Notation 8.6.8.14. Let $\operatorname{\mathcal{QC}}$ be the $\infty $-category of (small) $\infty $-categories (Construction 5.5.4.1)). We define (non-full) subcategories $\operatorname{\mathcal{QC}}_{\operatorname{LAdj}} \subset \operatorname{\mathcal{QC}}\supset \operatorname{\mathcal{QC}}_{\operatorname{RAd}}$ as follows:
Every object of $\operatorname{\mathcal{QC}}$ belongs to the subcategories $\operatorname{\mathcal{QC}}_{\operatorname{LAdj}}$ and $\operatorname{\mathcal{QC}}_{\operatorname{RAd}}$.

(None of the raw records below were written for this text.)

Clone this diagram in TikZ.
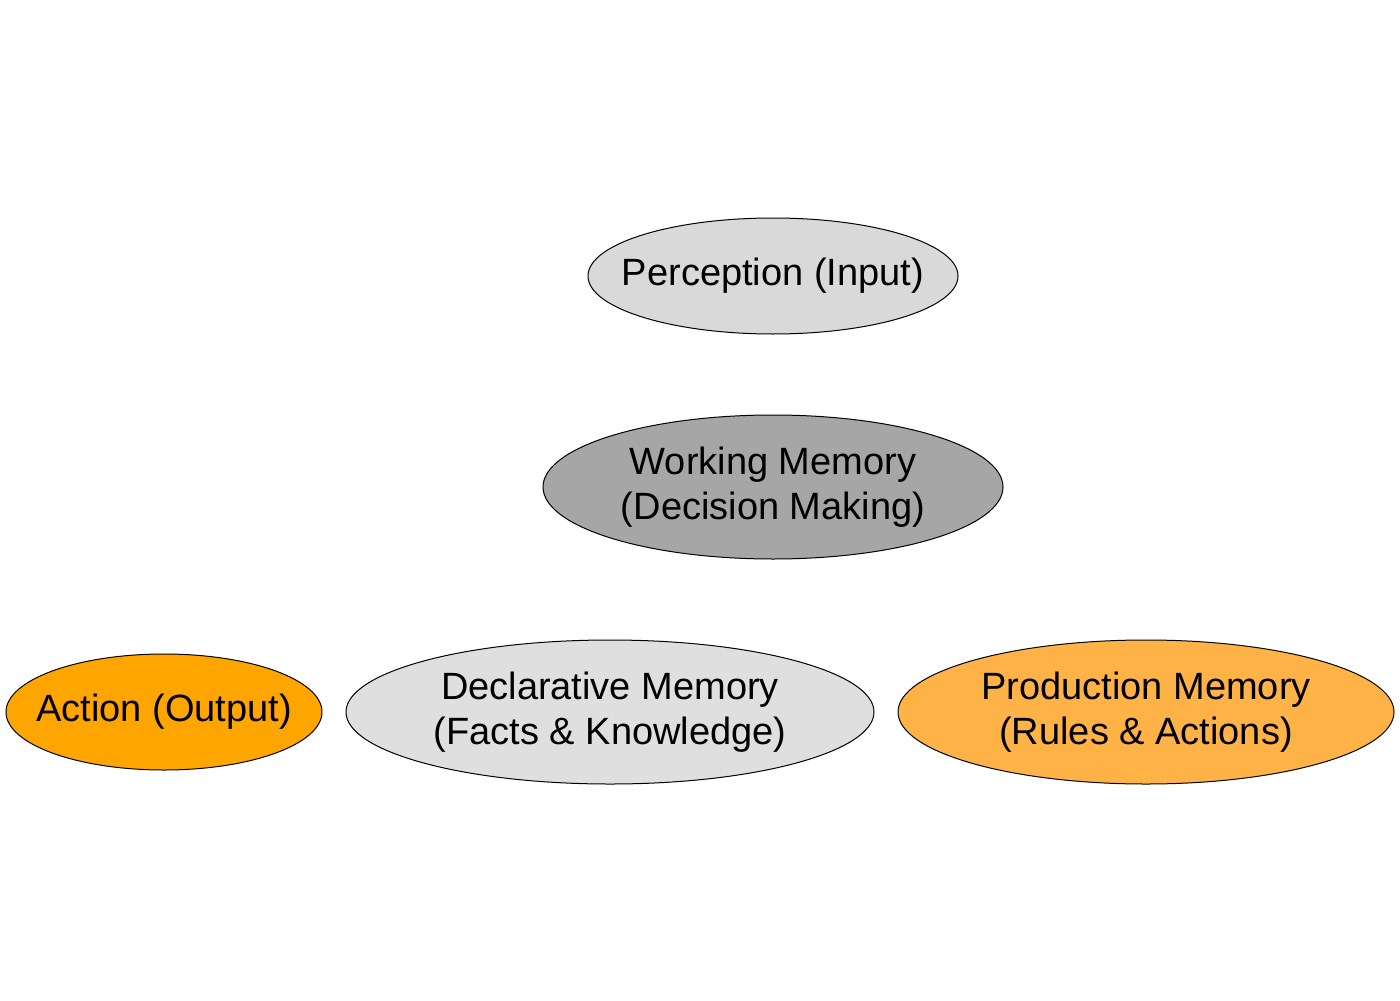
\documentclass[tikz,border=0pt]{standalone}
\usepackage{fontspec}
\setmainfont{Liberation Sans}
\usetikzlibrary{shapes.geometric}
\definecolor{percgray}{HTML}{D9D9D9}
\definecolor{workgray}{HTML}{A6A6A6}
\definecolor{declgray}{HTML}{DFDFDF}
\definecolor{actorange}{HTML}{FFA500}
\definecolor{prodorange}{HTML}{FFB347}
\begin{document}
\begin{tikzpicture}[x=0.5pt,y=-0.5pt]
\tikzstyle{every node}+=[inner ysep=0pt,inner xsep=-12pt]
\tikzstyle{blob}=[ellipse,draw=black,line width=0.5pt,align=center,
  font=\fontsize{19}{22.5}\selectfont]
\useasboundingbox (0,0) rectangle (1400,1000);
\node [blob,fill=percgray,minimum width=185pt,minimum height=58pt] (perc) at (773,276) {Perception (Input)};
\node [blob,fill=workgray,minimum width=230pt,minimum height=72pt] (work) at (773,487) {Working Memory\\(Decision Making)};
\node [blob,fill=actorange,minimum width=158pt,minimum height=58pt] (act) at (164,712) {Action (Output)};
\node [blob,fill=declgray,minimum width=264pt,minimum height=72pt] (decl) at (610,712) {Declarative Memory\\(Facts \& Knowledge)};
\node [blob,fill=prodorange,minimum width=248pt,minimum height=72pt] (prod) at (1146,712) {Production Memory\\(Rules \& Actions)};
\end{tikzpicture}
\end{document}
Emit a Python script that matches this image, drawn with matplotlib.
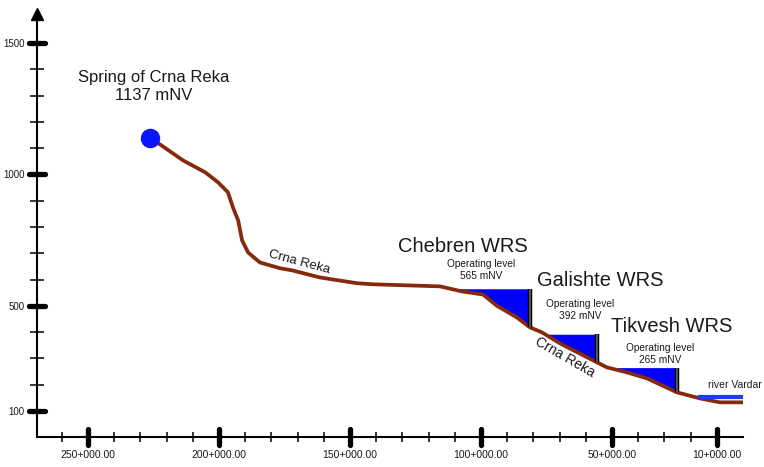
import matplotlib.pyplot as plt
import numpy as np
from matplotlib.markers import MarkerStyle

plt.rcParams['font.family'] = ['Liberation Sans', 'DejaVu Sans']

# river profile (chainage in km, elevation in mNV)
chainage_km = [226.3, 223.7, 213.7, 205.3, 200.4, 196.6, 194.7, 192.7, 191.2, 188.9,
               184.4, 176.7, 172.1, 161.5, 147.3, 141.2, 115.6, 107.3, 99.2, 93.9,
               86.3, 81.3, 76.7, 69.8, 55.7, 51.9, 44.3, 36.6, 25.2, 16.4, 8.8, 0.0]
elevation_m = [1137, 1122, 1053, 1008, 970, 932, 875, 825, 749, 703,
               665, 643, 635, 608, 586, 582, 574, 555, 543, 500,
               456, 418, 399, 357, 285, 266, 247, 224, 171, 148, 133, 133]

spring_km = 226.3
spring_m = 1137

reservoirs = ['Chebren WRS', 'Galishte WRS', 'Tikvesh WRS']
res_levels = [565, 392, 265]
dam_km = [81.3, 55.7, 25.2]

vardar_km = [16.4, 0.0]
vardar_m = 152

y_major = [100, 500, 1000, 1500]
y_minor = [200, 300, 400, 600, 700, 800, 900, 1100, 1200, 1300, 1400]
x_major = [250, 200, 150, 100, 50, 10]
x_major_labels = ['250+000.00', '200+000.00', '150+000.00', '100+000.00', '50+000.00', '10+000.00']
x_minor = [260, 240, 230, 220, 210, 190, 180, 170, 160, 140, 130, 120, 110,
           90, 80, 70, 60, 40, 30, 20]

BROWN = '#862a0d'
BLUE = '#0000ff'
TXT = '#1a1a1a'

fig = plt.figure(figsize=(7.64, 4.67), dpi=100)
ax = fig.add_axes([0.0484, 0.0636, 0.924, 0.9064])

x_inc = np.array(chainage_km)[::-1]
y_inc = np.array(elevation_m)[::-1]

# reservoirs (water between operating level and river bed)
upper = [spring_km] + dam_km[:-1]
for lvl, d, up in zip(res_levels, dam_km, upper):
    xs = np.linspace(d, up, 800)
    prof = np.interp(xs, x_inc, y_inc)
    ax.fill_between(xs, np.minimum(prof, lvl), lvl, color=BLUE, lw=0, zorder=2)

ax.plot(chainage_km, elevation_m, color=BROWN, lw=2.7, solid_joinstyle='round', zorder=3)
ax.plot(vardar_km, [vardar_m] * len(vardar_km), color='#1a3cff', lw=3, zorder=4)

# dams
for lvl, d in zip(res_levels, dam_km):
    bed = np.interp(d, x_inc, y_inc)
    ax.plot([d, d], [lvl, bed], color='black', lw=3.2, solid_capstyle='butt', zorder=5)
    ax.plot([d, d], [lvl, bed], color='#555555', lw=1.4, solid_capstyle='butt', zorder=6)

ax.plot([spring_km], [spring_m], 'o', color='#0a14ff', ms=13, zorder=7)

# texts
ax.text(224.8, 1334, 'Spring of Crna Reka\n1137 mNV', ha='center', va='center',
        fontsize=12, color=TXT, linespacing=1.3)
ax.text(169.5, 667, 'Crna Reka', rotation=-15, ha='center', va='center',
        fontsize=9.5, color=TXT, rotation_mode='anchor')
ax.text(67.9, 305, 'Crna Reka', rotation=-30, ha='center', va='center',
        fontsize=10, color=TXT, rotation_mode='anchor')

title_pos = [(106.9, 724), (54.6, 595), (27.1, 423)]
level_pos = [(100.0, 636), (62.2, 486), (31.7, 315)]
for name, lvl, tp, lp in zip(reservoirs, res_levels, title_pos, level_pos):
    ax.text(tp[0], tp[1], name, ha='center', va='center', fontsize=14.5, color=TXT)
    ax.text(lp[0], lp[1], 'Operating level\n{} mNV'.format(lvl), ha='center', va='center',
            fontsize=7.3, color=TXT, linespacing=1.25)

ax.text(13.4, 199, 'river Vardar', ha='left', va='center', fontsize=7.5, color=TXT)

# axes
ax.set_xlim(269.5, 0)
ax.set_ylim(0, 1610)
for s in ['top', 'right']:
    ax.spines[s].set_visible(False)
for s in ['left', 'bottom']:
    ax.spines[s].set_linewidth(1.5)
    ax.spines[s].set_color('black')

ax.set_yticks(y_major)
ax.set_yticklabels([str(v) for v in y_major], fontsize=7, color=TXT)
ax.set_yticks(y_minor, minor=True)
ax.set_xticks(x_major)
ax.set_xticklabels(x_major_labels, fontsize=7.5, color=TXT)
ax.set_xticks(x_minor, minor=True)

ax.tick_params(which='major', length=0, pad=9)
ax.tick_params(axis='y', which='minor', direction='inout', length=10, width=1.1)
ax.tick_params(axis='x', which='minor', direction='inout', length=6.5, width=1.1)

# thick rounded major ticks
ax.plot([0] * len(y_major), y_major, ls='none', color='black',
        marker=MarkerStyle('_', capstyle='round'), ms=12, mew=3.8,
        transform=ax.get_yaxis_transform(), clip_on=False, zorder=8)
ax.plot(x_major, [0] * len(x_major), ls='none', color='black',
        marker=MarkerStyle('|', capstyle='round'), ms=12, mew=3.8,
        transform=ax.get_xaxis_transform(), clip_on=False, zorder=8)

# arrow at the top of the elevation axis
ax.plot([0], [1], marker='^', color='black', ms=9, transform=ax.transAxes,
        clip_on=False, zorder=8)

plt.savefig('out.png', dpi=100)
plt.close(fig)
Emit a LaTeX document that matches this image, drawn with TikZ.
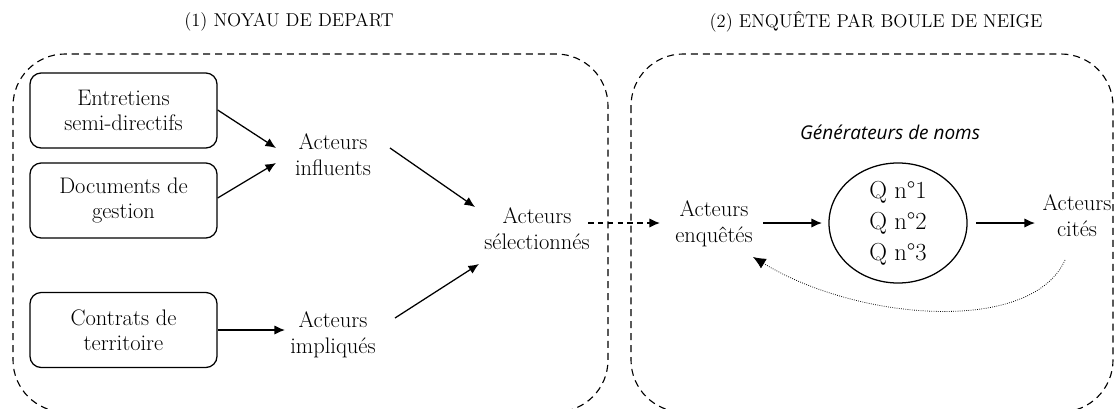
\documentclass[tikz,border=0pt]{standalone}
\usepackage{fontspec}
\newfontfamily\gensans{Open Sans}
\usetikzlibrary{arrows.meta,shapes.geometric}
\begin{document}
\begin{tikzpicture}[x=0.025cm,y=-0.025cm,
  txt/.style={align=center,inner sep=2pt,font=\fontsize{16}{18.5}\selectfont},
  srcbox/.style={draw,line width=0.9pt,rounded corners=8pt,align=center,
    minimum width=4.675cm,minimum height=1.875cm,inner sep=0pt,
    font=\fontsize{16}{17.5}\selectfont},
  arr/.style={-{Latex[length=7.5pt,width=6.5pt]},line width=0.9pt},
  frame/.style={dash pattern=on 5pt off 3.5pt,line width=0.8pt,rounded corners=1.3cm},
  title/.style={font=\fontsize{13.2}{16}\selectfont}
]
\useasboundingbox (0,0) rectangle (1115,408);
\clip (0,0) rectangle (1115,408);
% frames
\draw[frame] (13,54) rectangle (608,412);
\draw[frame] (631,54) rectangle (1113,412);
\node[title] (t1) at (289,22) {(1) NOYAU DE DEPART};
\node[title] (t2) at (876,22) {(2) ENQUÊTE PAR BOULE DE NEIGE};
% left part
\node[srcbox] (ent) at (123.5,110.5) {Entretiens\\semi-directifs};
\node[srcbox] (doc) at (123.5,200.5) {Documents de\\gestion};
\node[srcbox] (con) at (123.5,330) {Contrats de\\territoire};
\node[txt] (infl) at (333,155) {Acteurs\\influents};
\node[txt] (impl) at (333,335) {Acteurs\\impliqués};
\node[txt] (sel) at (537,229) {Acteurs\\sélectionnés};
% right part
\node[txt] (enq) at (714,224) {Acteurs\\enquêtés};
\node[draw,ellipse,line width=0.9pt,minimum width=3.45cm,minimum height=3cm,inner sep=0pt,
  align=center,font=\fontsize{17.5}{22}\selectfont] (q) at (898,223) {Q n°1\\Q n°2\\Q n°3};
\node[font=\gensans\itshape\fontsize{13.5}{16}\selectfont] (gen) at (890,132) {Générateurs de noms};
\node[txt] (cit) at (1077,216) {Acteurs\\cités};
% arrows
\coordinate (e1) at (276,148);
\coordinate (e2) at (276,163);
\draw[arr] (ent.east |- 0,110) -- (e1);
\draw[arr] (doc.east |- 0,198) -- (e2);
\draw[arr] (con.east) -- (285,330);
\draw[arr] (390,148) -- (475,207);
\draw[arr] (395,318) -- (479,264);
\draw[arr,dash pattern=on 4pt off 3pt] (588,223) -- (660,223);
\draw[arr] (763,223) -- (822,223);
\draw[arr] (976,223) -- (1035,223);
\draw[-{Latex[length=9pt,width=8pt]},densely dotted,line width=0.55pt]
  (1065,260) .. controls (1032,334) and (860,322) .. (753,257);
\end{tikzpicture}
\end{document}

Let $F: \operatorname{\mathcal{C}}\rightarrow \operatorname{\mathcal{D}}$ be a functor between (small) $\infty $-categories, which we regard as a morphism in $\operatorname{\mathcal{QC}}$. Then $F$ belongs to $\operatorname{\mathcal{QC}}_{\operatorname{LAdj}}$ if and only if $F$ is a left adjoint: that is, there exists a functor $G: \operatorname{\mathcal{D}}\rightarrow \operatorname{\mathcal{C}}$ which is right adjoint to $F$. Similarly, $F$ belongs to $\operatorname{\mathcal{QC}}_{\operatorname{RAd}}$ if and only if $F$ is a right adjoint.